**Set task:**
Determine the count of lines holding "with" and give that count alone.

**Data records:**
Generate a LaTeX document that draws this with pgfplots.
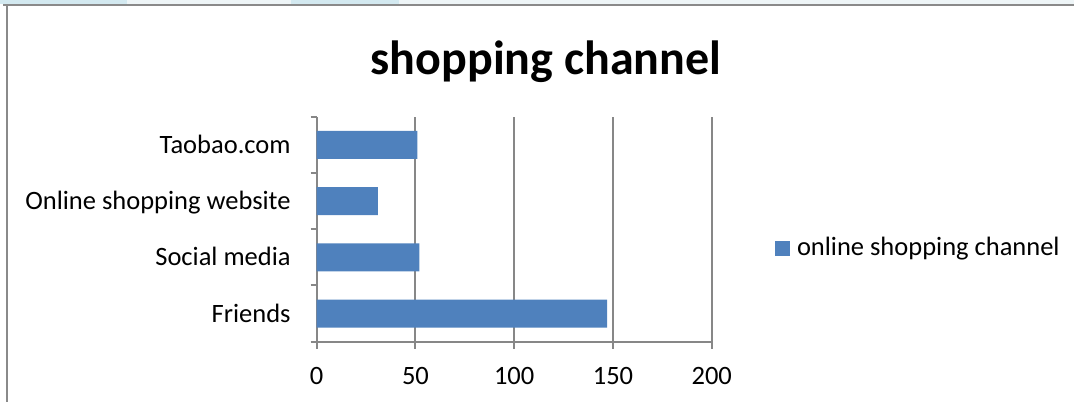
\documentclass[border=0pt]{standalone}
\usepackage{fontspec}
\setmainfont{Carlito}
\usepackage{pgfplots}
\pgfplotsset{compat=1.18}
\definecolor{barblue}{HTML}{4F81BD}
\definecolor{gridgray}{HTML}{878787}
\definecolor{framegray}{HTML}{8A8A8A}
\definecolor{stripA}{HTML}{D3E9F0}
\definecolor{stripB}{HTML}{EEF5F7}
\begin{document}
\begin{tikzpicture}[x=1bp,y=1bp]
\useasboundingbox (0,0) rectangle (537,201);
\fill[stripA] (0,199) rectangle (63.5,201);
\fill[stripB] (63.5,199) rectangle (145.5,201);
\fill[stripA] (145.5,199) rectangle (199.5,201);
\fill[stripB] (199.5,199) rectangle (537,201);
\draw[framegray, line width=1.2bp] (1.5,198.6) -- (537,198.6);
\draw[framegray, line width=1.2bp] (3.5,198.6) -- (3.5,0);
\node[anchor=base, font=\fontsize{24bp}{28bp}\bfseries\selectfont] at (273,164) {shopping channel};
\begin{axis}[
  at={(158.35bp,30.15bp)}, anchor=south west,
  scale only axis, width=197.5bp, height=112.5bp,
  xbar, bar width=14bp,
  xmin=0, xmax=200, ymin=-0.5, ymax=3.5,
  axis lines*=left,
  axis line style={gridgray, line width=1bp},
  xtick={0,50,100,150,200},
  xmajorgrids, grid style={gridgray, line width=1bp},
  ytick={0,1,2,3},
  yticklabels={Friends, Social media, Online shopping website, Taobao.com},
  ytick style={draw=none},
  extra y ticks={-0.5,0.5,1.5,2.5,3.5},
  extra y tick labels={},
  extra y tick style={ytick style={draw=gridgray,line width=1bp}, major tick length=3bp, tick align=outside, grid=none},
  xtick style={gridgray, line width=1bp},
  major tick length=3.5bp, tick align=outside,
  tick label style={font=\fontsize{13.25bp}{16bp}\selectfont, inner sep=0pt},
  xticklabel style={anchor=base, yshift=-17.65bp},
  yticklabel style={anchor=base east, xshift=-9.35bp, yshift=-4.25bp},
  /pgf/number format/assume math mode=true,
  legend style={at={(1.1603,0.4156)}, anchor=west, draw=none, fill=none, inner sep=0pt, outer sep=0pt,
    font=\fontsize{13.25bp}{16bp}\selectfont,
    /tikz/every odd column/.append style={column sep=1.5bp}},
  legend image code/.code={\fill[barblue] (0bp,-3.75bp) rectangle (7.5bp,3.75bp);},
]
\addplot[fill=barblue, draw=none] coordinates {(147,0) (52,1) (31,2) (51,3)};
\addlegendentry{online shopping channel}
\end{axis}
\end{tikzpicture}
\end{document}
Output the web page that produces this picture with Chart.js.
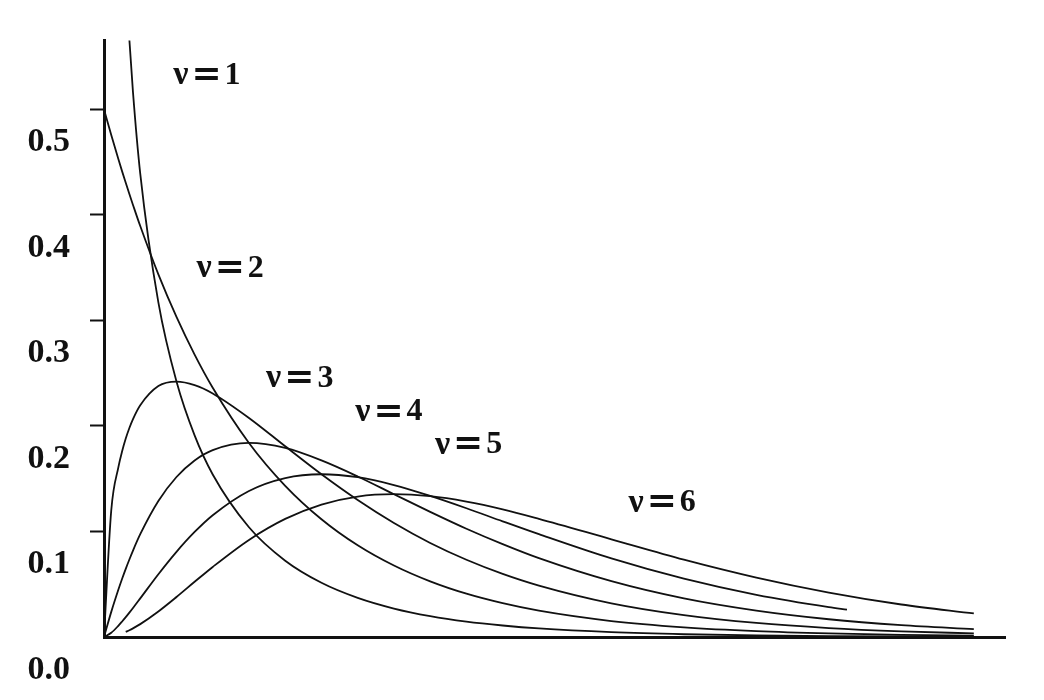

**Problem solution:**
2